* REQUIRED TASK: Include the line containing "var yTicks = [0.5, 1.0, 1.5, 2.0];" and all lines before it, repeated exactly from the listing below, without pictures.

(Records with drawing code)

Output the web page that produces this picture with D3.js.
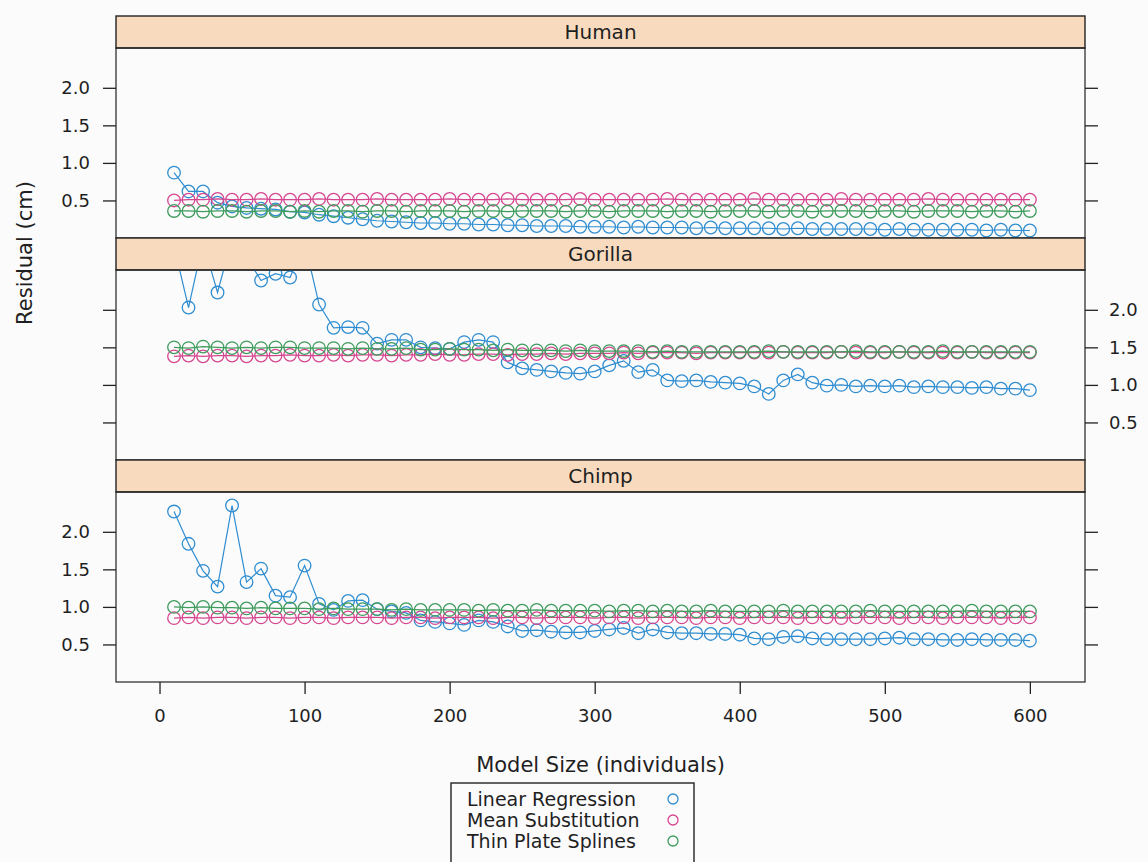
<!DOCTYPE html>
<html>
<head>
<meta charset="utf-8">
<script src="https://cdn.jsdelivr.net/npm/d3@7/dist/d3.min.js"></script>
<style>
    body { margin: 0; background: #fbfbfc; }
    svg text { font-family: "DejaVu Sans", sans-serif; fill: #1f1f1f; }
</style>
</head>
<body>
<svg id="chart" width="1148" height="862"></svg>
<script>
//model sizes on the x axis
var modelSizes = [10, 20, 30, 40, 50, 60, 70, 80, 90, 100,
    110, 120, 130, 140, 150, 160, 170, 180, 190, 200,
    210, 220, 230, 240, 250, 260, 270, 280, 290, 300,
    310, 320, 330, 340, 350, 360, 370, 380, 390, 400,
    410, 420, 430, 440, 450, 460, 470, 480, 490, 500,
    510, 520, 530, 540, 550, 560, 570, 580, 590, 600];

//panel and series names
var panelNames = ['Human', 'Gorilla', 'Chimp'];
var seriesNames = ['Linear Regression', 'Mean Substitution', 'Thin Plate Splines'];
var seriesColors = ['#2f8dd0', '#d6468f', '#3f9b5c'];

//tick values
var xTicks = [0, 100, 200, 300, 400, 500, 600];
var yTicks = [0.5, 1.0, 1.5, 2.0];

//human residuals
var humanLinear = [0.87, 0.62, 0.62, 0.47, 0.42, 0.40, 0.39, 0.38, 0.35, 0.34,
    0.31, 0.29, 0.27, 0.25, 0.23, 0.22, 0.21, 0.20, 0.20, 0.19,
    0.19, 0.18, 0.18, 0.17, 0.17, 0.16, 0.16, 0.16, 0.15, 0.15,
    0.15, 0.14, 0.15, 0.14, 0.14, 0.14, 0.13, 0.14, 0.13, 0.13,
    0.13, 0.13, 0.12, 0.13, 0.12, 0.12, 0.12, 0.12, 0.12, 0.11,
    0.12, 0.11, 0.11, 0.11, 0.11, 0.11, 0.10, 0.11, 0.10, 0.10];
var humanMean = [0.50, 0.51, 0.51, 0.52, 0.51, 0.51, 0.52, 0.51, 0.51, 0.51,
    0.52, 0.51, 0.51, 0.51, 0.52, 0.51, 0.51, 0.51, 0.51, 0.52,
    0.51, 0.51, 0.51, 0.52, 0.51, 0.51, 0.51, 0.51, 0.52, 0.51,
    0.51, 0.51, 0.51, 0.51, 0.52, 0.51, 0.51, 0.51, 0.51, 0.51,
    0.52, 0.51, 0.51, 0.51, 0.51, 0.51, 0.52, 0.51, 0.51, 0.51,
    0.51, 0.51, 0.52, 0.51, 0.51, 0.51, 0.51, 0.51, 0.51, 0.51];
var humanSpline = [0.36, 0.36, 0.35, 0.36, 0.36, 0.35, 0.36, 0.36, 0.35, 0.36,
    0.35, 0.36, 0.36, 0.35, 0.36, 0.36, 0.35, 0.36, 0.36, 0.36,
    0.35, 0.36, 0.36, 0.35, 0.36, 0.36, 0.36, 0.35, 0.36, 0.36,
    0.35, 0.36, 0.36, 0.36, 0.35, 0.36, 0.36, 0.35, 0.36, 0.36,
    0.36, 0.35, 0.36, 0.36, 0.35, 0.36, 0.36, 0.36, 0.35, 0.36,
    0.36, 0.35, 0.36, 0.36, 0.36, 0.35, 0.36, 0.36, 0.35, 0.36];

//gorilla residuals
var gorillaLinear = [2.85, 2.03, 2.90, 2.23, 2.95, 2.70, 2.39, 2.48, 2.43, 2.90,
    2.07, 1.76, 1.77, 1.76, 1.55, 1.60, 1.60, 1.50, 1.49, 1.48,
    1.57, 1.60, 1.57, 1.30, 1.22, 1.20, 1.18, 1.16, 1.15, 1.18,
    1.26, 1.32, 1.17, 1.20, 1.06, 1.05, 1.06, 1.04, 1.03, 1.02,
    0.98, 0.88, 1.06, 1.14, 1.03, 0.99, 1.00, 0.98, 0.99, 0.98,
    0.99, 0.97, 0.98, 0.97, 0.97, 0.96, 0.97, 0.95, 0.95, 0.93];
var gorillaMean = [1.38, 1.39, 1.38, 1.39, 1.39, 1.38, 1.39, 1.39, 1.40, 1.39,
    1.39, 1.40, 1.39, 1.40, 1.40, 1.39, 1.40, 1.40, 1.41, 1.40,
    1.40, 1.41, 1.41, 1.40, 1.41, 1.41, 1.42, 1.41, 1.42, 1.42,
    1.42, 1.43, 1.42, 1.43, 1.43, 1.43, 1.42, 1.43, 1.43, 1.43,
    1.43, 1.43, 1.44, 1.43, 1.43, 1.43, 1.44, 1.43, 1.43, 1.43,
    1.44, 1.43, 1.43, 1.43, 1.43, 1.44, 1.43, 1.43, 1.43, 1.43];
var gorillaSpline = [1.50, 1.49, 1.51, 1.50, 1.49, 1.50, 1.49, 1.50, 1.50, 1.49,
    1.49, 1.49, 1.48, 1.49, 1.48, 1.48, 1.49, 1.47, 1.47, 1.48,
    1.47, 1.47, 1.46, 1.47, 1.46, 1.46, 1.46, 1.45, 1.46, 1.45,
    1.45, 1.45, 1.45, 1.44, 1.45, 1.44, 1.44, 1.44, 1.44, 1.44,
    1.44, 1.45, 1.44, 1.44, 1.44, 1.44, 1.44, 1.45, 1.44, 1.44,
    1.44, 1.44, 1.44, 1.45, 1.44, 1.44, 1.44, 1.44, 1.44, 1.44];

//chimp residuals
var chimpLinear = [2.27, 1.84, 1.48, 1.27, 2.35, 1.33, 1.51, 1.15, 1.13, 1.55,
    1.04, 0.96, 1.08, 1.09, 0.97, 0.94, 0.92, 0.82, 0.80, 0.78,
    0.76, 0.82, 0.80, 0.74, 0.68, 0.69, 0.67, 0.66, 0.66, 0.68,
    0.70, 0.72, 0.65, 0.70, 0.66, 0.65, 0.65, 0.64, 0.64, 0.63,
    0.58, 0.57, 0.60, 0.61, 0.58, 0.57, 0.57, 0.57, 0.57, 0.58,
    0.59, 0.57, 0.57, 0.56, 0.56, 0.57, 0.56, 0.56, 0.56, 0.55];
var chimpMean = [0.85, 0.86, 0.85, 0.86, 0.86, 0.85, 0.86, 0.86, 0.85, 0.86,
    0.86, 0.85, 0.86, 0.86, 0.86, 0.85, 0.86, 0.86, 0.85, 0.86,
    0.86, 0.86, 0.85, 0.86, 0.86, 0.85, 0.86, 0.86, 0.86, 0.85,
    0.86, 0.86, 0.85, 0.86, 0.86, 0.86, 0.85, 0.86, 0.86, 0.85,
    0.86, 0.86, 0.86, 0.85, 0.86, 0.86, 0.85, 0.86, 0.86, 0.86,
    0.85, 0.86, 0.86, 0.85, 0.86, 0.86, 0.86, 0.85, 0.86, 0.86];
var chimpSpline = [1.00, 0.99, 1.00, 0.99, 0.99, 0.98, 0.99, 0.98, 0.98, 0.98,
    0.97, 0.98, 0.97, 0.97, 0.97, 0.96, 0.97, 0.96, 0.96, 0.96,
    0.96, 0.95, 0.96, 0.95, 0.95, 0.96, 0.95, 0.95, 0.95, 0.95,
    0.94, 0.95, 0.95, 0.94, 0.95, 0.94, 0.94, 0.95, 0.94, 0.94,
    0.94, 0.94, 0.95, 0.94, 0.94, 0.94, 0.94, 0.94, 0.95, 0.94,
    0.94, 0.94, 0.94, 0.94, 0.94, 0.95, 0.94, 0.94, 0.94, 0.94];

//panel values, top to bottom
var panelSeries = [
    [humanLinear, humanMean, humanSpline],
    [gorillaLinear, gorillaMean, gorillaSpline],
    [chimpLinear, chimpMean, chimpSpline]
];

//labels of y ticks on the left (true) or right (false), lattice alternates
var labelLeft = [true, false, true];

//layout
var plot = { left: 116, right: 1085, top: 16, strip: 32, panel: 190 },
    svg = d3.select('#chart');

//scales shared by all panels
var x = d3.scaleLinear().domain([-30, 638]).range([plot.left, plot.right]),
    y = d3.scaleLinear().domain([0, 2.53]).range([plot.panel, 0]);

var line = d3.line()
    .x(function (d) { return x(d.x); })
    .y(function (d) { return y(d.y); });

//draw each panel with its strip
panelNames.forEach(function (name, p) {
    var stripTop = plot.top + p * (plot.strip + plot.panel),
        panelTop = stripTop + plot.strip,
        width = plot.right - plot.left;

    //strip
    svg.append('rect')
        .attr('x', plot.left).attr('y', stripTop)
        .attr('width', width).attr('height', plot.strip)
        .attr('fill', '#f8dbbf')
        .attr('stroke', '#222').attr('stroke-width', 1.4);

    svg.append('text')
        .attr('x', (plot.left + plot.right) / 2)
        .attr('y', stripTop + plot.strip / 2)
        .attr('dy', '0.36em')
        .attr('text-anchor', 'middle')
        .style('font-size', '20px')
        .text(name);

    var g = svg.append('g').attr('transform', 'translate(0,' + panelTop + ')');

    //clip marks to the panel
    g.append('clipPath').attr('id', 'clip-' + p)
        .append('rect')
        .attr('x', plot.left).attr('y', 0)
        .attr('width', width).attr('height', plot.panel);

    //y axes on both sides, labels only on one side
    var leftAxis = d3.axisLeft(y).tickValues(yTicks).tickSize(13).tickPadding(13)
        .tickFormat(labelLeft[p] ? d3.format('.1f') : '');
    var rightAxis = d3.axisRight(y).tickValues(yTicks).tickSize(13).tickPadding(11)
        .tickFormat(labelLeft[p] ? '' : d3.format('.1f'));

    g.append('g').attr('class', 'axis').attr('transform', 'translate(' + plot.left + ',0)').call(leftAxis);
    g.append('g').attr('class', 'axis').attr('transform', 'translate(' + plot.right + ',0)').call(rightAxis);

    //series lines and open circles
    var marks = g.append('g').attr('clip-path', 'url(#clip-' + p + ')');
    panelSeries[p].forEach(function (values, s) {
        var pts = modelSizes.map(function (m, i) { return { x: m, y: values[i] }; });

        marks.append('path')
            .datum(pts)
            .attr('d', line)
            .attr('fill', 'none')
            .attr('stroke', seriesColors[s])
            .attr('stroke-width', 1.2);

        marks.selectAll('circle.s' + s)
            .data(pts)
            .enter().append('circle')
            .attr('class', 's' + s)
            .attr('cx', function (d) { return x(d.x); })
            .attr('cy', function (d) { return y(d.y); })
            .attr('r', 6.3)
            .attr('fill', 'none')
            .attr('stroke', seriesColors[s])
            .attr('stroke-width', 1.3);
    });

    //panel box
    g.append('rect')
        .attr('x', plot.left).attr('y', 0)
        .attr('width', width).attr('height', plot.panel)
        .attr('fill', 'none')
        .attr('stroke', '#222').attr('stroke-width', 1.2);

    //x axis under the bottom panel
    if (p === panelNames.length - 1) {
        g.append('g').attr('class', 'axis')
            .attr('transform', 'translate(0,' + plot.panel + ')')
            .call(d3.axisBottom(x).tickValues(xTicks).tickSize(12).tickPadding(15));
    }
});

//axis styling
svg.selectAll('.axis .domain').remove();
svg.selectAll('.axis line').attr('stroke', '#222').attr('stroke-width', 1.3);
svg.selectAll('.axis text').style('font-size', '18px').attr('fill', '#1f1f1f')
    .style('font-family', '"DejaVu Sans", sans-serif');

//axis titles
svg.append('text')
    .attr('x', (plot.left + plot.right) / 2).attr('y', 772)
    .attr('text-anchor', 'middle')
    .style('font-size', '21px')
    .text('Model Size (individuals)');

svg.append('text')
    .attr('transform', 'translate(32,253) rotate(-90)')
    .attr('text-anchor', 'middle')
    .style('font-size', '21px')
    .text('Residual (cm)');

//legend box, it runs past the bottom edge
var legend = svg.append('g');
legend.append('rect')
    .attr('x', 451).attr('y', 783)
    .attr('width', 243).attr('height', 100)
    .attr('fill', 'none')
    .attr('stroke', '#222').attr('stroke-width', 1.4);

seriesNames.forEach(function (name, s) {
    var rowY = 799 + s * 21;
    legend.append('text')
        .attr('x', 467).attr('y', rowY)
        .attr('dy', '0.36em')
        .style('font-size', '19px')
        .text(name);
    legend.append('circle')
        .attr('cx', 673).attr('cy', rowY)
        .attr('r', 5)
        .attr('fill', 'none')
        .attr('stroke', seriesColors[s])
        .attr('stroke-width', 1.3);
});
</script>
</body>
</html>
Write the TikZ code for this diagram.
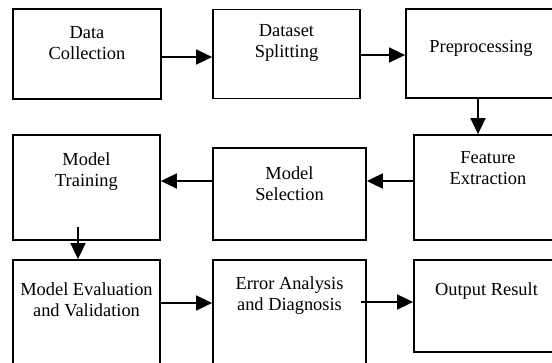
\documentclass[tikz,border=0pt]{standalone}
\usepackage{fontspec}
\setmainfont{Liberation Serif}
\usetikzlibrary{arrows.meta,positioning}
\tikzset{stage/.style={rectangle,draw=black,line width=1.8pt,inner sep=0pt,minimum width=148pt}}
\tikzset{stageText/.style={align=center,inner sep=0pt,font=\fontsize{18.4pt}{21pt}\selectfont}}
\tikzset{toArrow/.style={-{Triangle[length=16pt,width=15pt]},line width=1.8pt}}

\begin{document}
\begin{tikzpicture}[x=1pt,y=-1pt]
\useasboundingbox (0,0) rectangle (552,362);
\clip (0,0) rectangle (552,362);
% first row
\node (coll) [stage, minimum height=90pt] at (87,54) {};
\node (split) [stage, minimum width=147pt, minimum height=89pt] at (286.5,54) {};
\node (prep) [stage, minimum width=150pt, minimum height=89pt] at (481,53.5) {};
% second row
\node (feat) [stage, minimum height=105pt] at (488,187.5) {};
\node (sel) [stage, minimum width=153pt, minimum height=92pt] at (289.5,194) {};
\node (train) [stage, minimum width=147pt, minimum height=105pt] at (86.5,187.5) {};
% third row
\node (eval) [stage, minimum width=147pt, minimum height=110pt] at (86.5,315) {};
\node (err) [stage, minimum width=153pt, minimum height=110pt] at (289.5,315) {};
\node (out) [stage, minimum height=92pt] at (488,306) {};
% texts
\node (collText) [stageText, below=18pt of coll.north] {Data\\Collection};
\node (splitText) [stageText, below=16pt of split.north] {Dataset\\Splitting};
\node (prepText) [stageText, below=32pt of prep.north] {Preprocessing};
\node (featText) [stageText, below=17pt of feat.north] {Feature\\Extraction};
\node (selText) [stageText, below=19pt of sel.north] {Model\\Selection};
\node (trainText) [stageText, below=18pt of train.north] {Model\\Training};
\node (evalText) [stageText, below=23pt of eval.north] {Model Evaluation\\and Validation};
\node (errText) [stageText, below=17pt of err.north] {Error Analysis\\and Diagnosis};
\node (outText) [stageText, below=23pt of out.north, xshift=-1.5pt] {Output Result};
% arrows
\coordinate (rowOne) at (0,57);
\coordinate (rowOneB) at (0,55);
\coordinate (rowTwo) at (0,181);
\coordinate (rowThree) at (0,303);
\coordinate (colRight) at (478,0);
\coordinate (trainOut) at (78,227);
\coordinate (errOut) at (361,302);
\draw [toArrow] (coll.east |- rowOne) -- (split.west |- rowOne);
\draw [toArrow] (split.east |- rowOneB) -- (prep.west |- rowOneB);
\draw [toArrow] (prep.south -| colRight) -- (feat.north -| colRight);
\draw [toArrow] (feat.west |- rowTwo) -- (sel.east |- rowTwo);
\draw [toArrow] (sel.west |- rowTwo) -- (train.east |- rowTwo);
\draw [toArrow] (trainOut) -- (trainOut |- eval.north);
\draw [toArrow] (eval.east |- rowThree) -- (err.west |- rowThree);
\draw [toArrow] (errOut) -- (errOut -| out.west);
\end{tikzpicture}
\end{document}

* RESULT OF THE TASK:
Output the web page that produces this picture with D3.js.
<!DOCTYPE html>
<html>
<head>
<meta charset="utf-8">
<script src="https://cdn.jsdelivr.net/npm/d3@7/dist/d3.min.js"></script>
<style>
    body { margin: 0; background: #fbfbfc; }
    svg text { font-family: "DejaVu Sans", sans-serif; fill: #1f1f1f; }
</style>
</head>
<body>
<svg id="chart" width="1148" height="862"></svg>
<script>
//model sizes on the x axis
var modelSizes = [10, 20, 30, 40, 50, 60, 70, 80, 90, 100,
    110, 120, 130, 140, 150, 160, 170, 180, 190, 200,
    210, 220, 230, 240, 250, 260, 270, 280, 290, 300,
    310, 320, 330, 340, 350, 360, 370, 380, 390, 400,
    410, 420, 430, 440, 450, 460, 470, 480, 490, 500,
    510, 520, 530, 540, 550, 560, 570, 580, 590, 600];

//panel and series names
var panelNames = ['Human', 'Gorilla', 'Chimp'];
var seriesNames = ['Linear Regression', 'Mean Substitution', 'Thin Plate Splines'];
var seriesColors = ['#2f8dd0', '#d6468f', '#3f9b5c'];

//tick values
var xTicks = [0, 100, 200, 300, 400, 500, 600];
var yTicks = [0.5, 1.0, 1.5, 2.0];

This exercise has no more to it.